* TASK PROMPT *
Pictures are excluded. Copy exactly, and only, the lines from the one containing "Output the Python" through the one containing "ax.set_axisbelow(True)", both ends included.

(Code that draws figures)

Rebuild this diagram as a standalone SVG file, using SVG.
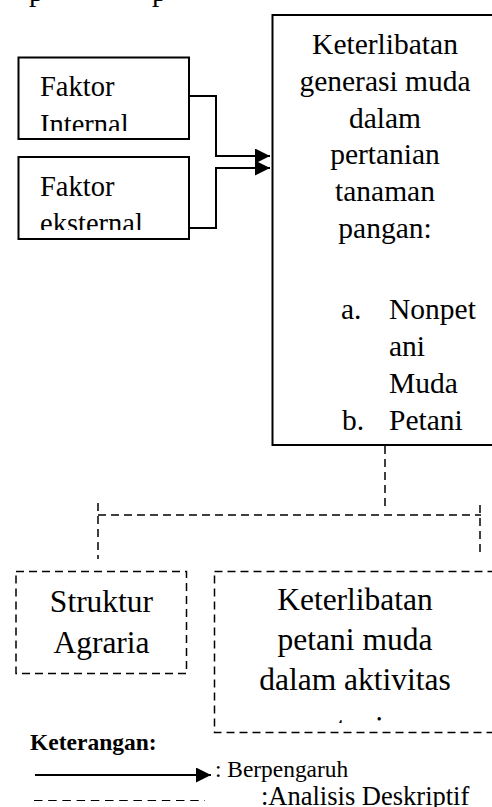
<svg xmlns="http://www.w3.org/2000/svg" width="492" height="807" viewBox="0 0 492 807">
<style>
.t{font-family:"Liberation Serif","Times New Roman",serif;fill:#000}
.box{fill:#fff;stroke:#000;stroke-width:2}
.dbox{fill:#fff;stroke:#000;stroke-width:1.5;stroke-dasharray:8 5}
.solid{fill:none;stroke:#000;stroke-width:2}
.dash{fill:none;stroke:#000;stroke-width:1.5;stroke-dasharray:8 5}
</style>
<defs>
<marker id="ah" markerUnits="userSpaceOnUse" markerWidth="16" markerHeight="16" refX="15" refY="7.5" orient="auto" viewBox="0 0 16 16">
<path d="M0,0 L15,7.5 L0,15 Z" fill="#000"/>
</marker>
<clipPath id="c1"><rect x="18" y="57" width="172" height="74"/></clipPath>
<clipPath id="c2"><rect x="18" y="157" width="172" height="73"/></clipPath>
<clipPath id="c3"><rect x="215" y="572" width="277" height="151"/></clipPath>
</defs>
<text class="t" x="29" y="1" font-size="29">p</text>
<text class="t" x="152" y="1" font-size="29">p</text>
<g id="main">
<rect class="box" x="272.5" y="15" width="240" height="430"/>
<g class="t" font-size="29.5" text-anchor="middle">
<text x="385" y="54">Keterlibatan</text>
<text x="385" y="91">generasi muda</text>
<text x="385" y="128">dalam</text>
<text x="385" y="164">pertanian</text>
<text x="385" y="201">tanaman</text>
<text x="385" y="238">pangan:</text>
</g>
<g class="t" font-size="29.5">
<text x="341" y="319">a.</text>
<text x="389" y="319">Nonpet</text>
<text x="389" y="356">ani</text>
<text x="389" y="393">Muda</text>
<text x="342" y="430">b.</text>
<text x="389" y="430">Petani</text>
</g>
</g>
<g id="internal">
<rect class="box" x="18.5" y="57.5" width="170.5" height="81.5"/>
<g clip-path="url(#c1)" class="t" font-size="28.5">
<text x="40" y="96">Faktor</text>
<text x="40" y="134">Internal</text>
</g>
</g>
<g id="eksternal">
<rect class="box" x="18.5" y="157" width="170.5" height="82"/>
<g clip-path="url(#c2)" class="t" font-size="28.5">
<text x="40" y="196">Faktor</text>
<text x="40" y="233">eksternal</text>
</g>
</g>
<g id="struktur">
<rect class="dbox" x="16" y="571.5" width="170.5" height="102"/>
<g class="t" font-size="31.5" text-anchor="middle">
<text x="101.5" y="611.5">Struktur</text>
<text x="101.5" y="652.5">Agraria</text>
</g>
</g>
<g id="petani">
<rect class="dbox" x="214.5" y="571.5" width="300" height="161"/>
<g clip-path="url(#c3)" class="t" font-size="31.5" text-anchor="middle">
<text x="355" y="610">Keterlibatan</text>
<text x="355" y="650">petani muda</text>
<text x="355" y="690">dalam aktivitas</text>
<text x="355" y="738">pertanian</text>
</g>
</g>
<g id="connectors">
<path class="solid" d="M189,96 H216 V156 H270" marker-end="url(#ah)"/>
<path class="solid" d="M189,228 H216 V168 H270" marker-end="url(#ah)"/>
<path class="dash" d="M385,446 V507"/>
<path class="dash" d="M98,515 H481"/>
<path class="dash" d="M98,503 V559"/>
<path class="dash" d="M480,505 V553"/>
</g>
<g id="legend">
<text class="t" x="30" y="750" font-size="23.5" font-weight="bold">Keterangan:</text>
<path class="solid" d="M35,775 H211" marker-end="url(#ah)"/>
<text class="t" x="215" y="777" font-size="23.4">: Berpengaruh</text>
<path d="M34,800.5 H205" fill="none" stroke="#000" stroke-width="1" stroke-dasharray="8.5 5.7"/>
<text class="t" x="261" y="805" font-size="26.5">:Analisis Deskriptif</text>
</g>
</svg>
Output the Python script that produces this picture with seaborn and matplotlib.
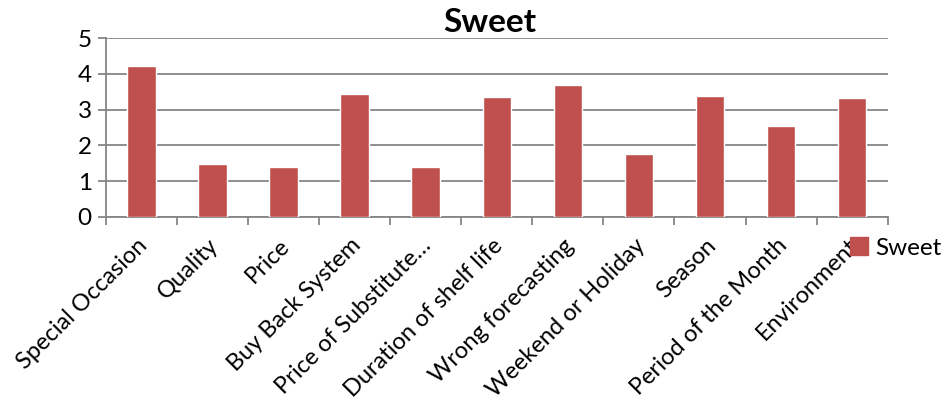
import matplotlib
matplotlib.use("Agg")
import matplotlib.pyplot as plt
import matplotlib.transforms as mtransforms
import seaborn as sns
import pandas as pd
from matplotlib.patches import Patch

categories = [
    "Special Occasion", "Quality", "Price", "Buy Back System",
    "Price of Substitute\u2026", "Duration of shelf life", "Wrong forecasting",
    "Weekend or Holiday", "Season", "Period of the Month", "Environment",
]
sweet = [4.23, 1.47, 1.39, 3.44, 1.39, 3.36, 3.69, 1.75, 3.37, 2.53, 3.33]
y_ticks = [0, 1, 2, 3, 4, 5]
series_name = "Sweet"

bar_color = "#C0504D"
grid_color = "#868686"
text_color = "black"

sns.set_theme(style="white")
plt.rcParams["font.family"] = ["Lato", "DejaVu Sans"]

df = pd.DataFrame({"category": categories, "value": sweet})

fig = plt.figure(figsize=(9.45, 4.07), dpi=100)
ax = fig.add_axes([0.1119, 0.4676, 0.8275, 0.4383])

sns.barplot(data=df, x="category", y="value", color=bar_color,
            width=0.4, saturation=1, ax=ax, zorder=3)

ax.set_ylim(0, 5)
ax.set_xlim(-0.5, len(categories) - 0.5)
ax.set_yticks(y_ticks)
ax.set_yticklabels([str(t) for t in y_ticks], fontsize=17.5, color=text_color)
ax.yaxis.grid(True, color=grid_color, linewidth=1.3, zorder=0)
ax.set_axisbelow(True)

# Category labels under bars; tick marks drawn at category boundaries
ax.set_xticks(range(len(categories)))
ax.set_xticklabels(categories, rotation=45, ha="right", rotation_mode="anchor",
                   fontsize=17, color=text_color)
ax.tick_params(axis="x", which="major", length=0, pad=13)
shift = mtransforms.ScaledTranslation(-5 / 100, 0, fig.dpi_scale_trans)
for lbl in ax.get_xticklabels():
    lbl.set_transform(lbl.get_transform() + shift)
ax.set_xticks([i - 0.5 for i in range(len(categories) + 1)], minor=True)
ax.tick_params(axis="x", which="minor", length=6, width=1.3, color=grid_color,
               direction="out", bottom=True)
ax.tick_params(axis="y", length=6, width=1.3, color=grid_color,
               direction="out", left=True, pad=4)

for side in ["top", "right"]:
    ax.spines[side].set_visible(False)
for side in ["left", "bottom"]:
    ax.spines[side].set_color(grid_color)
    ax.spines[side].set_linewidth(1.3)

ax.set_xlabel("")
ax.set_ylabel("")

fig.text(490 / 945, 1 - 22 / 407, series_name, ha="center", va="center",
         fontsize=24, fontweight="bold", color=text_color)

fig.legend(handles=[Patch(color=bar_color, label=series_name)],
           loc="center left", bbox_to_anchor=(850 / 945, 1 - 248 / 407),
           frameon=False, fontsize=17.5, handlelength=0.75, handleheight=0.75,
           handletextpad=0.3, borderpad=0, borderaxespad=0,
           labelcolor=text_color)

fig.savefig("out.png", dpi=100)
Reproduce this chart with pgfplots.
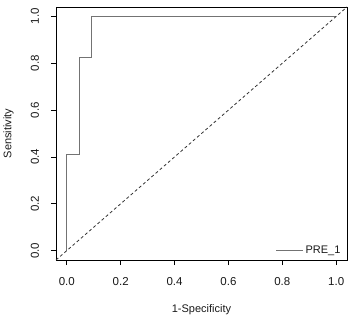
\documentclass[border=0pt]{standalone}
\usepackage{pgfplots}
\pgfplotsset{compat=1.18}
\usepackage{fontspec}
\setmainfont{Liberation Sans}
\begin{document}
\begin{tikzpicture}
\useasboundingbox (-56pt,-59pt) rectangle (298pt,260pt);
\begin{axis}[
  scale only axis,
  width=291pt, height=253pt,
  xmin=-0.04, xmax=1.04, ymin=-0.04, ymax=1.04,
  xtick={0,0.2,0.4,0.6,0.8,1.0},
  ytick={0,0.2,0.4,0.6,0.8,1.0},
  xticklabels={0.0,0.2,0.4,0.6,0.8,1.0},
  yticklabels={0.0,0.2,0.4,0.6,0.8,1.0},
  tick align=outside,
  xtick pos=left, ytick pos=left,
  major tick length=5pt,
  tick style={black, line width=0.8pt},
  axis line style={black, line width=0.9pt},
  ticklabel style={font=\fontsize{11.5}{13}\selectfont, text=black!90},
  xticklabel style={anchor=center, yshift=-17pt},
  yticklabel style={rotate=90, anchor=south, yshift=8.5pt},
  xlabel={1-Specificity}, ylabel={Sensitivity},
  label style={font=\fontsize{11}{13}\selectfont, text=black!90},
  xlabel style={at={(axis description cs:0.5,-0.1976)}, anchor=center},
  ylabel style={at={(axis description cs:-0.163,0.5)}, anchor=center},
  legend style={draw=none, fill=none, at={(axis cs:1.035,-0.035)}, anchor=south east, font=\fontsize{11}{13}\selectfont, text=black!90},
  legend cell align=left,
  legend image code/.code={\draw[#1] (0pt,0pt) -- (20pt,0pt); \path (0pt,0pt) -- (27pt,0pt);},
  clip=true,
]
\addplot[gray!90!black, line width=0.8pt, const plot] coordinates {
  (0,0) (0,0.4118) (0.0455,0.8235) (0.0909,1.0) (1.0,1.0)
};
\addlegendentry{PRE\_1}
\addplot[black!80, line width=0.8pt, dash pattern=on 3pt off 2.5pt, forget plot] coordinates {(-0.04,-0.04) (1.04,1.04)};
\end{axis}
\end{tikzpicture}
\end{document}
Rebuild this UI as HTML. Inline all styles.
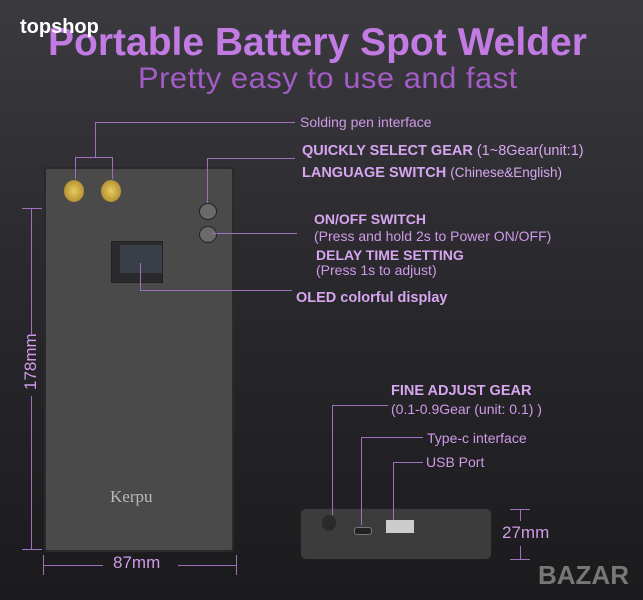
<!DOCTYPE html>
<html><head><meta charset="utf-8"><style>
body{margin:0;width:643px;height:600px;overflow:hidden;background:linear-gradient(#3b3a3f 0%,#2a292d 45%,#1b1a1d 100%);font-family:"Liberation Sans",sans-serif;position:relative}
.t{position:absolute;white-space:nowrap;color:#cf9ae8}
.b{font-weight:bold;color:#d7a6f0}
.l{position:absolute;background:#a070c0}
</style></head><body>
<div class="t" style="left:48px;top:21px;font-size:39px;font-weight:bold;color:#c27be3;transform:scaleX(1.0);transform-origin:left">Portable Battery Spot Welder</div>
<div class="t" style="left:138px;top:62px;font-size:30px;color:#a45cc7;letter-spacing:0.5px;transform:scaleX(1.03);transform-origin:left">Pretty easy to use and fast</div>
<div class="t" style="left:20px;top:16px;font-size:20px;font-weight:bold;color:#fff">topshop</div>

<!-- device front -->
<div style="position:absolute;left:44px;top:167px;width:190px;height:385px;background:#4a4a4b;border:2px solid #2a2a2a;border-radius:3px;box-sizing:border-box"></div>
<div style="position:absolute;left:64px;top:180px;width:20px;height:22px;border-radius:50%;background:radial-gradient(#e8cc60,#a07a20);"></div>
<div style="position:absolute;left:101px;top:180px;width:20px;height:22px;border-radius:50%;background:radial-gradient(#e8cc60,#a07a20);"></div>
<div style="position:absolute;left:199px;top:203px;width:16px;height:15px;border-radius:50%;background:#6a6a6a;border:1px solid #222"></div>
<div style="position:absolute;left:199px;top:226px;width:16px;height:15px;border-radius:50%;background:#6a6a6a;border:1px solid #222"></div>
<div style="position:absolute;left:111px;top:241px;width:50px;height:40px;background:#2a2a2c;border:1px solid #222"></div>
<div style="position:absolute;left:120px;top:245px;width:42px;height:28px;background:#3a3e48"></div>
<div class="t" style="left:110px;top:487px;font-family:'Liberation Serif',serif;font-size:17px;color:#b8b8b8">Kerpu</div>

<!-- dimensions -->
<div class="l" style="left:31px;top:208px;width:1px;height:126px"></div>
<div class="l" style="left:31px;top:396px;width:1px;height:154px"></div>
<div class="l" style="left:22px;top:208px;width:20px;height:1px"></div>
<div class="l" style="left:22px;top:549px;width:20px;height:1px"></div>
<div class="t" style="left:6px;top:355px;font-size:17px;transform:rotate(-90deg);transform-origin:center;width:50px;text-align:center">178mm</div>
<div class="l" style="left:43px;top:565px;width:60px;height:1px"></div>
<div class="l" style="left:178px;top:565px;width:58px;height:1px"></div>
<div class="l" style="left:43px;top:555px;width:1px;height:20px"></div>
<div class="l" style="left:236px;top:555px;width:1px;height:20px"></div>
<div class="t" style="left:113px;top:553px;font-size:17px">87mm</div>

<!-- top labels -->
<div class="l" style="left:95px;top:122px;width:200px;height:1px"></div>
<div class="l" style="left:95px;top:122px;width:1px;height:36px"></div>
<div class="l" style="left:75px;top:157px;width:38px;height:1px"></div>
<div class="l" style="left:75px;top:157px;width:1px;height:22px"></div>
<div class="l" style="left:112px;top:157px;width:1px;height:22px"></div>
<div class="t" style="left:300px;top:114px;font-size:14px">Solding pen interface</div>

<div class="l" style="left:207px;top:158px;width:88px;height:1px"></div>
<div class="l" style="left:207px;top:158px;width:1px;height:45px"></div>
<div class="t b" style="left:302px;top:143px;font-size:14.5px">QUICKLY SELECT GEAR <span style="font-weight:normal">(1~8Gear(unit:1)</span></div>
<div class="t b" style="left:302px;top:165px;font-size:14.5px">LANGUAGE SWITCH <span style="font-weight:normal;font-size:13.5px">(Chinese&amp;English)</span></div>

<div class="l" style="left:212px;top:233px;width:85px;height:1px"></div>
<div class="t b" style="left:314px;top:211px;font-size:14px">ON/OFF SWITCH</div>
<div class="t" style="left:314px;top:228px;font-size:14px">(Press and hold 2s to Power ON/OFF)</div>
<div class="t b" style="left:316px;top:247px;font-size:14px">DELAY TIME SETTING</div>
<div class="t" style="left:316px;top:262px;font-size:14px">(Press 1s to adjust)</div>

<div class="l" style="left:140px;top:263px;width:1px;height:27px"></div>
<div class="l" style="left:140px;top:290px;width:152px;height:1px"></div>
<div class="t b" style="left:296px;top:290px;font-size:14.5px">OLED colorful display</div>

<!-- bottom device -->
<div style="position:absolute;left:300px;top:508px;width:192px;height:52px;background:#3c3c3d;border-radius:6px;border:1px solid #222;box-sizing:border-box"></div>
<div style="position:absolute;left:322px;top:515px;width:14px;height:16px;border-radius:50%;background:#2a2a2a"></div>
<div style="position:absolute;left:354px;top:527px;width:16px;height:6px;border-radius:3px;background:#222;border:1px solid #777"></div>
<div style="position:absolute;left:386px;top:520px;width:28px;height:13px;background:#ccc"></div>
<div class="l" style="left:332px;top:405px;width:1px;height:110px"></div>
<div class="l" style="left:332px;top:405px;width:56px;height:1px"></div>
<div class="t b" style="left:391px;top:383px;font-size:14.5px">FINE ADJUST GEAR</div>
<div class="t" style="left:391px;top:401px;font-size:14px">(0.1-0.9Gear (unit: 0.1) )</div>
<div class="l" style="left:361px;top:437px;width:1px;height:88px"></div>
<div class="l" style="left:361px;top:437px;width:62px;height:1px"></div>
<div class="t" style="left:427px;top:430px;font-size:14px">Type-c interface</div>
<div class="l" style="left:393px;top:462px;width:1px;height:58px"></div>
<div class="l" style="left:393px;top:462px;width:30px;height:1px"></div>
<div class="t" style="left:426px;top:454px;font-size:14px">USB Port</div>

<div class="l" style="left:520px;top:509px;width:1px;height:12px"></div>
<div class="l" style="left:520px;top:546px;width:1px;height:13px"></div>
<div class="l" style="left:510px;top:509px;width:20px;height:1px"></div>
<div class="l" style="left:510px;top:559px;width:20px;height:1px"></div>
<div class="t" style="left:502px;top:523px;font-size:17px">27mm</div>
<div class="t" style="left:538px;top:560px;font-size:26px;font-weight:bold;color:#777">BAZAR</div>
</body></html>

* WRITTEN RESPONSE *
Output the Python script that produces this picture with seaborn and matplotlib.
import matplotlib
matplotlib.use("Agg")
import matplotlib.pyplot as plt
import matplotlib.transforms as mtransforms
import seaborn as sns
import pandas as pd
from matplotlib.patches import Patch

categories = [
    "Special Occasion", "Quality", "Price", "Buy Back System",
    "Price of Substitute\u2026", "Duration of shelf life", "Wrong forecasting",
    "Weekend or Holiday", "Season", "Period of the Month", "Environment",
]
sweet = [4.23, 1.47, 1.39, 3.44, 1.39, 3.36, 3.69, 1.75, 3.37, 2.53, 3.33]
y_ticks = [0, 1, 2, 3, 4, 5]
series_name = "Sweet"

bar_color = "#C0504D"
grid_color = "#868686"
text_color = "black"

sns.set_theme(style="white")
plt.rcParams["font.family"] = ["Lato", "DejaVu Sans"]

df = pd.DataFrame({"category": categories, "value": sweet})

fig = plt.figure(figsize=(9.45, 4.07), dpi=100)
ax = fig.add_axes([0.1119, 0.4676, 0.8275, 0.4383])

sns.barplot(data=df, x="category", y="value", color=bar_color,
            width=0.4, saturation=1, ax=ax, zorder=3)

ax.set_ylim(0, 5)
ax.set_xlim(-0.5, len(categories) - 0.5)
ax.set_yticks(y_ticks)
ax.set_yticklabels([str(t) for t in y_ticks], fontsize=17.5, color=text_color)
ax.yaxis.grid(True, color=grid_color, linewidth=1.3, zorder=0)
ax.set_axisbelow(True)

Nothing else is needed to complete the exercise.